7/10
To climb into the easy life costs Patricia Dane
9 March 2014
MGM assembled a dandy little cast for a B picture that would be an A list product at a studio like Universal, Republic, or RKO. Grand Central Murder is replete with snappy dialog, mostly coming from Van Heflin as he plays a private detective hired by Stephen McNally to get him out of a frame for murder. McNally doesn't help his case any by making a threatening phone call to Patricia Dane whose evidence has him in custody.

In fact Dane has a whole host of suspects, enough for a Thin Man feature who'd like to knock her off. She'll do whatever it takes to climb into the easy life. She's traded up until she finally has landed seven million dollar Mark Daniels who dumped Cecilia Parker for her.

The film is told in flashback by any number of suspects and witnesses so that we get a picture of what Dane was like. As Heflin says whoever knocked her off is in line for a Nobel Prize.

The Thin Man connection with this film is aided by the presence of Sam Levene as investigating police detective. As Lieutenant Abrams in some of the Thin Man series Levene is not stupid, just not as smart as Nick Charles. Here he's a blithering idiot who Van Heflin is constantly shooting down with some pointed barbs.

It's a puzzler all right. Dane is found dead in the shower of a private railroad car in Grand Central Station without a mark on her. But the cops smell murder and they investigate it as such.

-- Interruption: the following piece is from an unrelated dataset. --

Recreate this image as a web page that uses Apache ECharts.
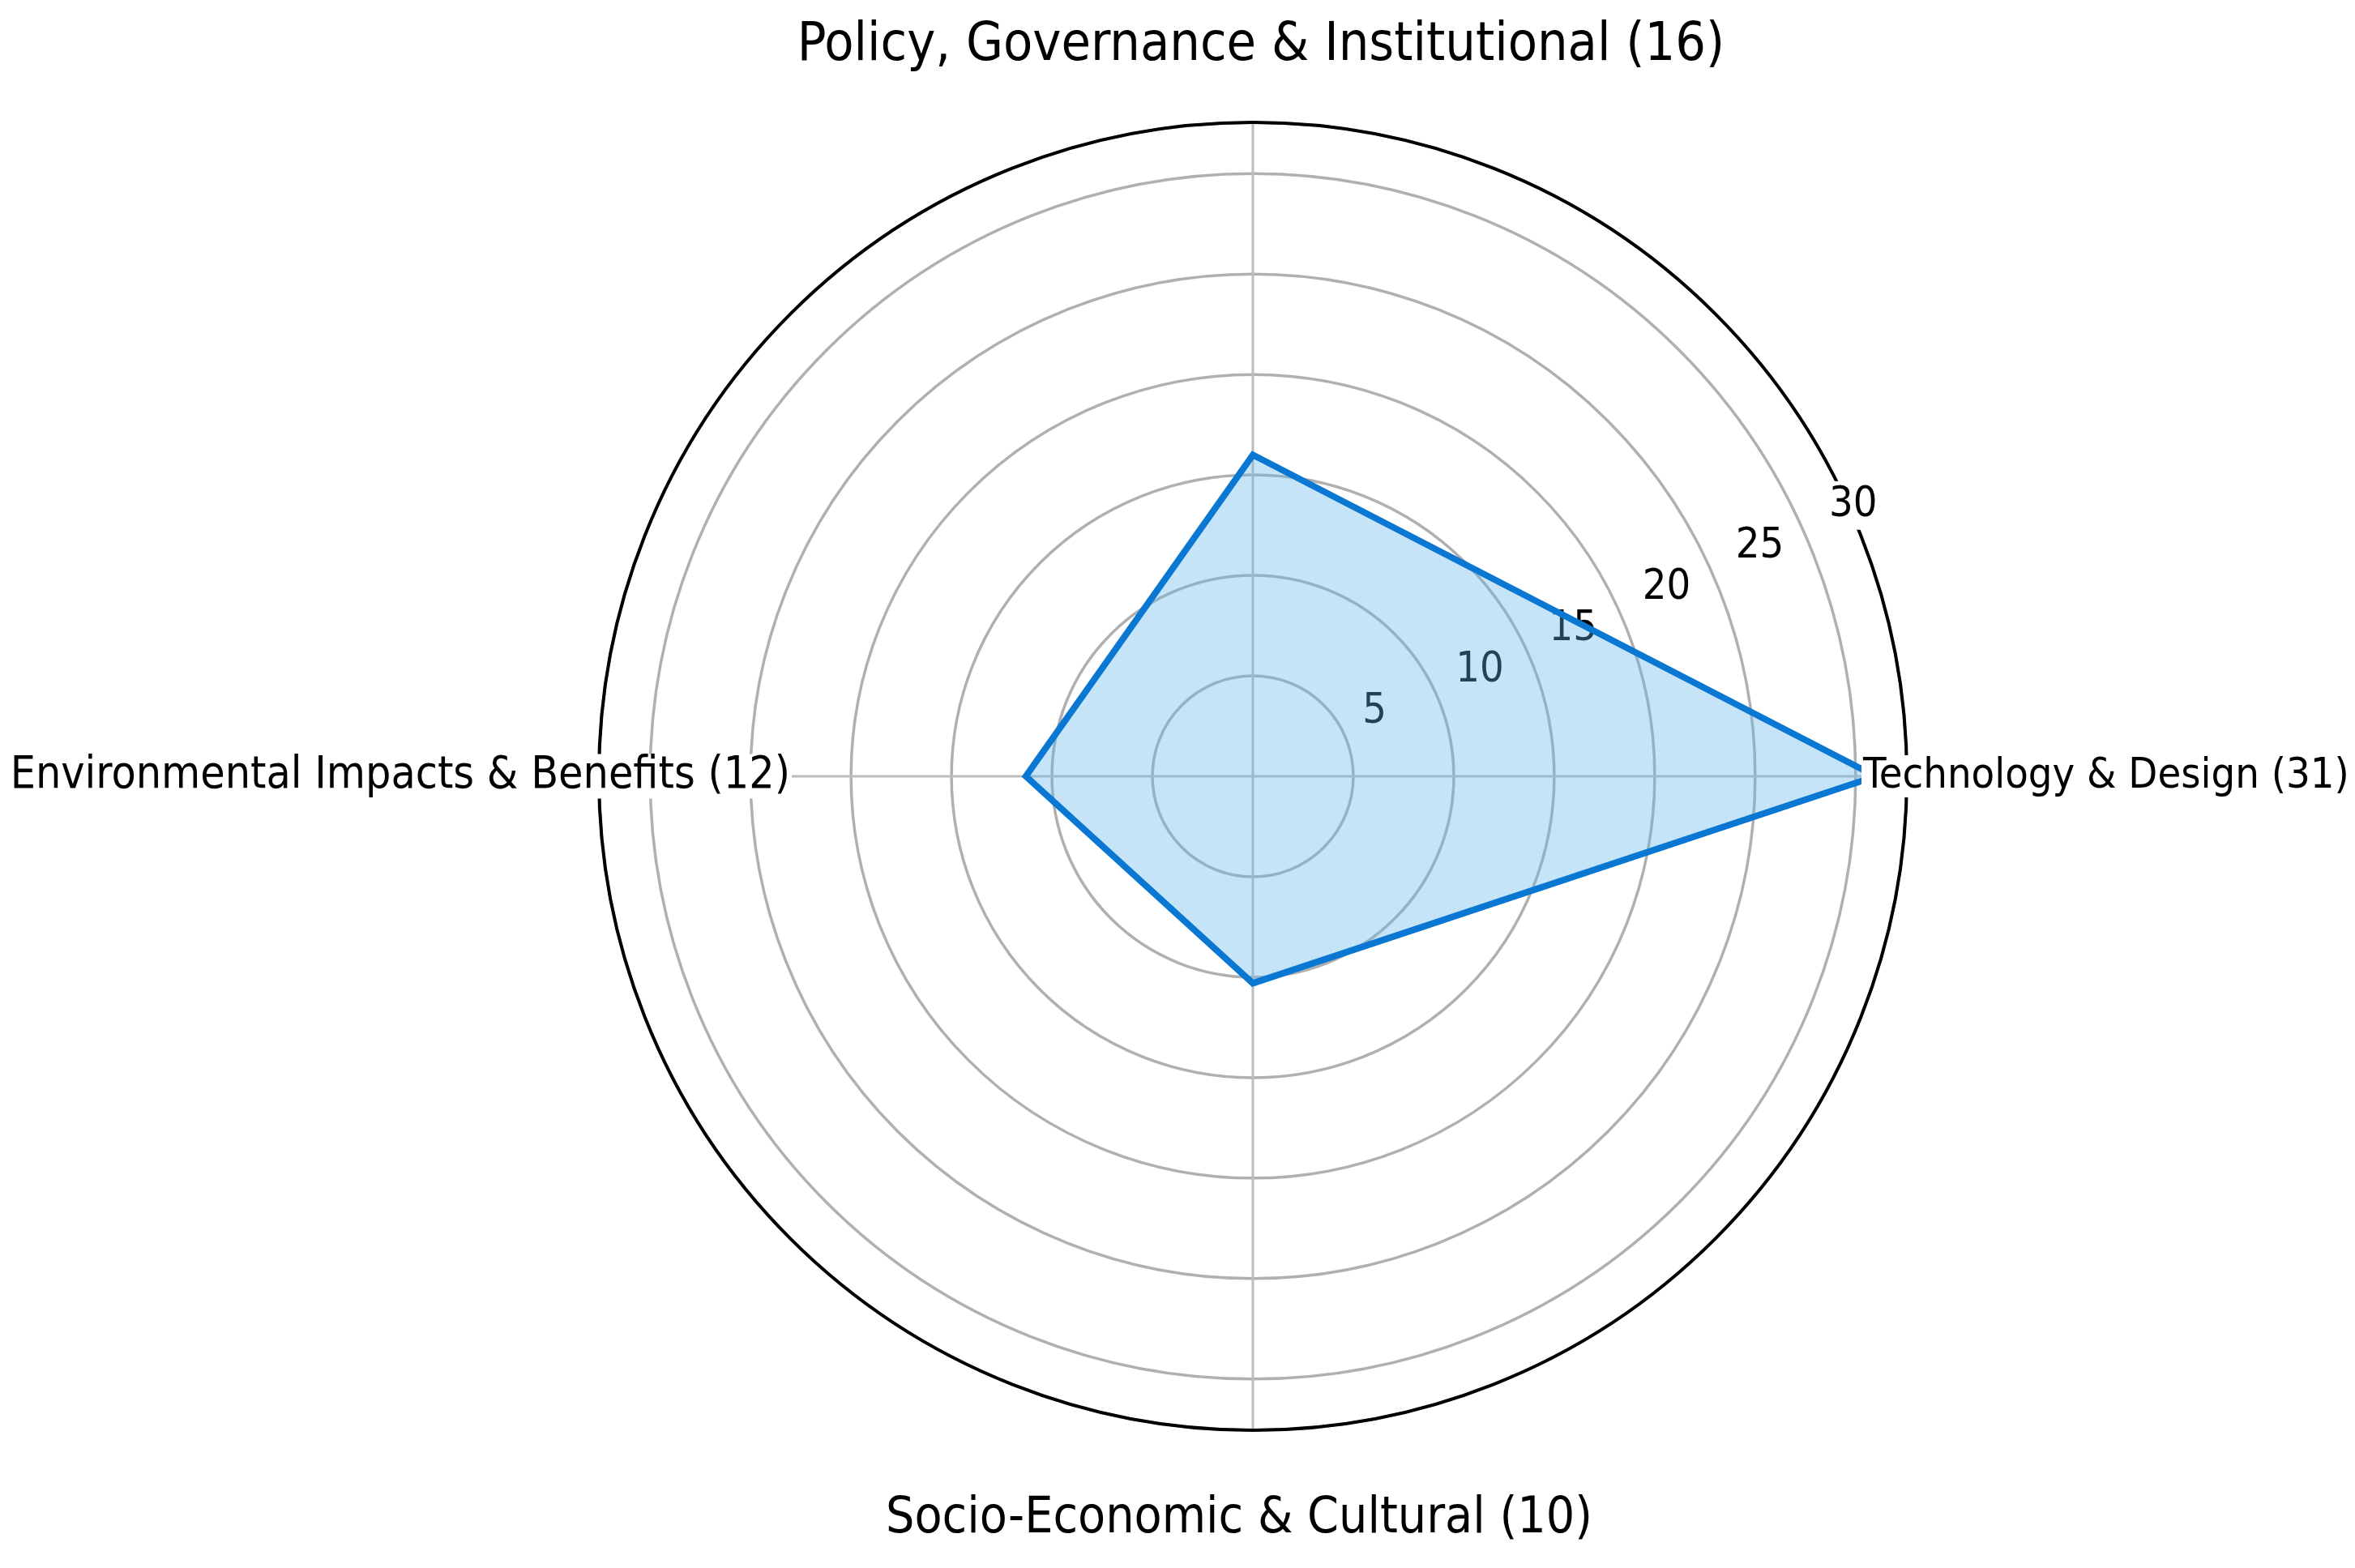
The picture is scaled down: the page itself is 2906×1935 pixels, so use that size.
<!DOCTYPE html>
<html>
<head>
<meta charset="utf-8">
<title>Polar chart</title>
<script src="https://cdn.jsdelivr.net/npm/echarts@6/dist/echarts.min.js"></script>
<style>
    html, body { margin: 0; padding: 0; background: #fff; }
    #chart { width: 2906px; height: 1935px; }
</style>
</head>
<body>
<div id="chart"></div>
<script>
// categories, counterclockwise from the right
var categories = [
    'Technology & Design (31)',
    'Policy, Governance & Institutional (16)',
    'Environmental Impacts & Benefits (12)',
    'Socio-Economic & Cultural (10)'
];
// radius of each vertex as drawn
var values = [31, 16, 11.3, 10.3];
var radiusMax = 32.55;
var radiusStep = 5;

var font = "'DejaVu Sans Condensed', 'DejaVu Sans', sans-serif";
var center = [1546, 958];
var radius = 807;

var chart = echarts.init(document.getElementById('chart'));

// closed polygon: go back to the first point
var lineData = categories.map(function (c, i) { return [values[i], c]; });
lineData.push([values[0], categories[0]]);

// per-label layout (size + padding to place the centre of each label)
var labelTweaks = [
    { fontSize: 52, padding: [0, 0, 0, 182] },
    { fontSize: 66, lineHeight: 70, padding: [0, 0, 297, 20] },
    { fontSize: 55, padding: [0, 0, 0, 0] },
    { fontSize: 62, lineHeight: 70, padding: [313, 34, 0, 0] }
];
var labelData = categories.map(function (c, i) {
    return { value: c, textStyle: labelTweaks[i] };
});

var option = {
    backgroundColor: '#fff',
    animation: false,
    polar: [
        { center: center, radius: radius },              // grid
        { center: [1562, 930], radius: 820 },           // radial tick labels
        { center: center, radius: radius }               // data + category labels
    ],
    angleAxis: [
        {
            polarIndex: 0,
            type: 'value',
            min: 0,
            max: 360,
            interval: 90,
            startAngle: 0,
            clockwise: false,
            z: 0,
            axisLine: { lineStyle: { color: '#000', width: 4 } },
            axisTick: { show: false },
            axisLabel: { show: false },
            splitLine: { show: true, lineStyle: { color: '#bdbdbd', width: 3 } }
        },
        {
            polarIndex: 1,
            type: 'value',
            min: 0,
            max: 360,
            startAngle: 23.9,
            show: false
        },
        {
            polarIndex: 2,
            type: 'category',
            data: labelData,
            startAngle: -45,
            clockwise: false,
            boundaryGap: true,
            z: 3,
            axisLine: { show: false },
            axisTick: { show: false },
            splitLine: { show: false },
            axisLabel: {
                show: true,
                margin: -238,
                color: '#000',
                fontFamily: font,
                formatter: function (v) { return '{t|' + v + '}'; },
                rich: {
                    t: { backgroundColor: '#fff', padding: [0, 2] }
                }
            }
        }
    ],
    radiusAxis: [
        {
            polarIndex: 0,
            type: 'value',
            min: 0,
            max: radiusMax,
            interval: radiusStep,
            z: 0,
            axisLine: { show: false },
            axisTick: { show: false },
            axisLabel: { show: false },
            splitLine: { show: true, lineStyle: { color: '#b0b0b0', width: 3.5 } }
        },
        {
            polarIndex: 1,
            type: 'value',
            min: 0,
            max: radiusMax,
            interval: radiusStep,
            z: 1,
            axisLine: { show: false },
            axisTick: { show: false },
            splitLine: { show: false },
            axisLabel: {
                show: true,
                margin: 0,
                showMinLabel: false,
                showMaxLabel: false,
                align: 'left',
                verticalAlign: 'middle',
                fontSize: 52,
                fontFamily: font,
                color: '#000',
                backgroundColor: '#fff',
                padding: [4, 4]
            }
        },
        {
            polarIndex: 2,
            type: 'value',
            min: 0,
            max: radiusMax,
            show: false
        }
    ],
    series: [
        {
            name: 'count',
            type: 'line',
            coordinateSystem: 'polar',
            polarIndex: 2,
            data: lineData,
            symbol: 'none',
            showSymbol: false,
            clip: false,
            z: 2,
            silent: true,
            lineStyle: { color: '#0a78d2', width: 8, join: 'miter' },
            areaStyle: { color: 'rgba(100,180,235,0.52)' }
        }
    ]
};

chart.setOption(option);
</script>
</body>
</html>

You do feel kind of sorry for the perpetrator in the end. In fact he kills twice in this film, the second victim being Roman Bohnen who was Dane's stepfather and a fake psychic and a blackmailer. Another loss that wasn't mourned by many.

Grand Central Murder is a great B film which might have been meant as a Thin Man feature. Heflin makes with the cracks just as good as William Powell ever did and is just as sharp.